The Gendered Economic Divide: How Divorce Affects Financial Security and Retirement for Stay-at-Home Mothers
Divorce is not merely a legal dissolution of marriage. It is a structural economic event that frequently reshapes a woman’s long-term financial trajectory — particularly where she has assumed primary caregiving responsibilities.
While family law proceedings focus on the immediate division of assets, maintenance, and pension interests, the deeper and more enduring consequences of divorce often emerge years later. For stay-at-home mothers, those consequences can include sustained income disparity, constrained retirement accumulation, and prolonged economic vulnerability.
Understanding these patterns is essential for responsible legal planning.
The Post-Divorce Income Differential
Empirical research across multiple jurisdictions demonstrates that women’s economic position tends to decline more sharply than men’s following divorce. Studies consistently reflect a substantial drop in household income for women in the year immediately after divorce, with recovery trajectories often slower and less complete.
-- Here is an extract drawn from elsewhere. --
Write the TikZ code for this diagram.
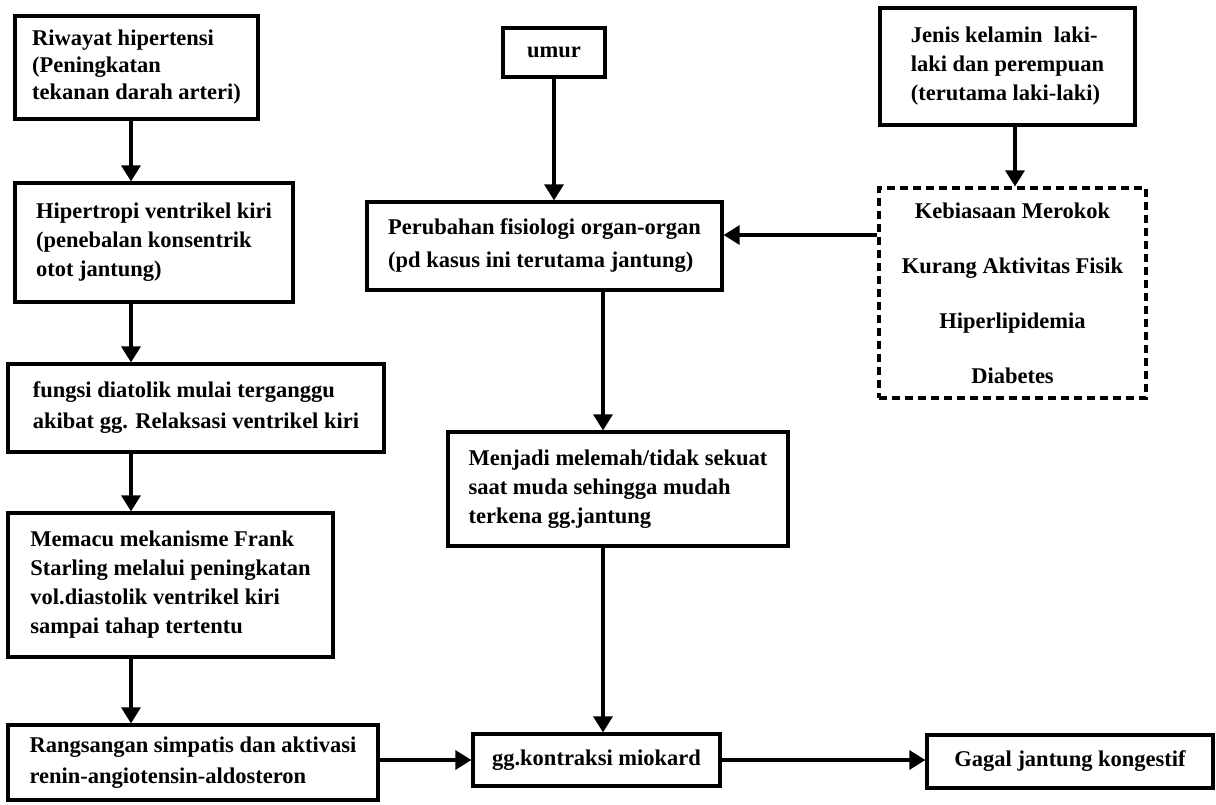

This divergence is not incidental. It reflects structural realities:
Greater likelihood of career interruption
Reduced lifetime earnings accumulation
Lower labour-force participation during child-rearing years
Continued caregiving responsibilities post-divorce
The so-called “divorce income gap” is therefore less a product of litigation outcomes and more a function of pre-existing economic role differentiation within the marriage.
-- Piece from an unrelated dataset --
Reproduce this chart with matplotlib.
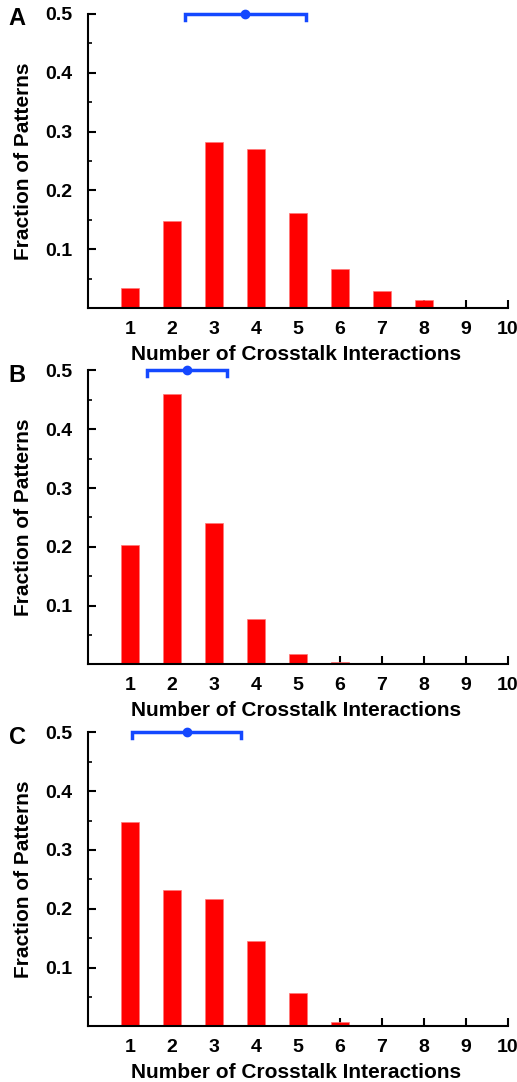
import numpy as np
import matplotlib
matplotlib.use('Agg')
import matplotlib.pyplot as plt

plt.rcParams['font.family'] = ['Liberation Sans', 'DejaVu Sans']
plt.rcParams['font.weight'] = 'bold'

interactions = [1, 2, 3, 4, 5, 6, 7, 8, 9, 10]

frac_a = [0.034, 0.148, 0.282, 0.270, 0.161, 0.067, 0.029, 0.014, 0.001, 0.0]
frac_b = [0.203, 0.460, 0.241, 0.078, 0.017, 0.004, 0.0, 0.0, 0.0, 0.0]
frac_c = [0.347, 0.232, 0.216, 0.145, 0.056, 0.008, 0.0, 0.0, 0.0, 0.0]

# bracket: low end, mean, high end
range_a = [2.31, 3.75, 5.19]
range_b = [1.40, 2.36, 3.30]
range_c = [1.05, 2.36, 3.65]

panels = ['A', 'B', 'C']
yticks = [0.1, 0.2, 0.3, 0.4, 0.5]
yminor = [0.05, 0.15, 0.25, 0.35, 0.45]

fig = plt.figure(figsize=(5.17, 10.82), dpi=100)
bottoms = [0.7153, 0.3859, 0.0514]

for letter, frac, rng, bot in zip(panels, [frac_a, frac_b, frac_c],
                                  [range_a, range_b, range_c], bottoms):
    ax = fig.add_axes([0.1702, bot, 0.8124, 0.2718])
    ax.bar(interactions, frac, width=0.42, color='#ff0000',
           edgecolor='#ff7777', linewidth=0.5, zorder=2)

    lo, mid, hi = rng
    ax.plot([lo, lo, hi, hi], [0.49, 0.5, 0.5, 0.49], color='#1448ff',
            lw=2.5, clip_on=False, solid_joinstyle='miter', zorder=3)
    ax.plot([mid], [0.5], 'o', color='#1448ff', ms=6, clip_on=False, zorder=4)

    ax.set_xlim(0, 10)
    ax.set_ylim(0, 0.5)
    ax.set_xticks(interactions)
    ax.set_yticks(yticks)
    ax.set_yticks(yminor, minor=True)
    ax.set_yticklabels([f'{t:.1f}' for t in yticks])

    for s in ['top', 'right']:
        ax.spines[s].set_visible(False)
    for s in ['left', 'bottom']:
        ax.spines[s].set_linewidth(1.5)

    ax.tick_params(axis='both', which='major', direction='in', length=6,
                   width=1.5, labelsize=14)
    ax.tick_params(axis='y', which='minor', direction='in', length=3, width=1.2)
    ax.tick_params(axis='y', which='major', pad=11)
    ax.tick_params(axis='x', which='major', pad=9)

    ax.set_xlabel('Number of Crosstalk Interactions', fontsize=15,
                  fontweight='bold')
    ax.xaxis.set_label_coords(0.495, -0.125)
    ax.set_ylabel('Fraction of Patterns', fontsize=15, fontweight='bold')
    ax.yaxis.set_label_coords(-0.13, 0.5)
    ax.text(-0.169, 0.983, letter, transform=ax.transAxes, fontsize=17,
            fontweight='bold', ha='center', va='center')

fig.savefig('out.png', dpi=100)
Where one spouse has sacrificed earning capacity for caregiving, the financial consequences of marital breakdown are not evenly distributed.
Retirement Consequences: The Long Tail of Divorce
Perhaps the most underestimated impact of divorce lies in retirement security.
Interrupted employment histories translate into:
Lower pension contributions
Reduced compound growth over time
Limited post-divorce recovery capacity
Even where pension interests are divided at divorce, the non-earning spouse often begins from a structurally weaker base. Re-entry into the labour market later in life rarely compensates for years of reduced contributions.
The result is not merely short-term adjustment — it is long-term retirement compression. Many divorced women delay retirement or reduce retirement expectations, not by preference, but by necessity.
The economic consequences of caregiving extend far beyond the years in which it occurs.
Care Responsibilities and Labour Market Re-Entry
Post-divorce economic stability frequently depends on labour market re-entry. For stay-at-home mothers, this transition can be complex.
Extended absence from formal employment affects:
Earnings potential
Professional networks
Promotion pathways
Pension rebuilding capacity
Where minor children remain in the primary care of the mother, ongoing caregiving continues to influence working patterns and earning capacity.
The presence of children is not the sole driver of vulnerability, but it often intensifies the economic imbalance created during the marriage.
The Economics of Two Households
Divorce transforms one household into two.
Even where both spouses are employed post-divorce, overall household efficiency decreases. Fixed costs duplicate. Economies of scale diminish. Disposable income contracts.
For a former stay-at-home mother transitioning to single-household financial management, the adjustment is frequently both immediate and enduring.
Maintenance orders and asset division provide necessary intervention — but they do not replicate the economic efficiencies of a shared household.
Legal Planning Beyond Immediate Settlement
Family law mechanisms address present entitlements:
Division of matrimonial property
Pension interest allocation
Maintenance
However, these mechanisms do not automatically resolve:
Long-term inflationary pressures
Retirement adequacy
Re-employment risk
Ongoing caregiving constraints
For stay-at-home mothers, effective legal representation requires more than asset apportionment. It requires forward-looking structuring — careful evaluation of pension interests, realistic maintenance frameworks, and negotiation strategies that reflect long-term vulnerability rather than short-term liquidity alone.
The question is not merely what is fair at the moment of divorce. It is what preserves financial autonomy over decades.
Conclusion
Divorce does not affect men and women identically — particularly where economic roles during marriage have diverged.
For stay-at-home mothers, the consequences frequently extend beyond the immediate redistribution of assets. They shape earning capacity, retirement planning, and financial security across the life course.
Recognising these structural realities allows both clients and practitioners to move beyond reactive litigation and toward informed, preventative planning.
The legal dissolution of a marriage is finite.
Its economic implications are not.
Disclaimer
This article is intended for general informational and educational purposes only. Legal outcomes depend on the specific facts of each matter and the applicable statutory framework. Professional advice should be obtained before acting on any information contained herein.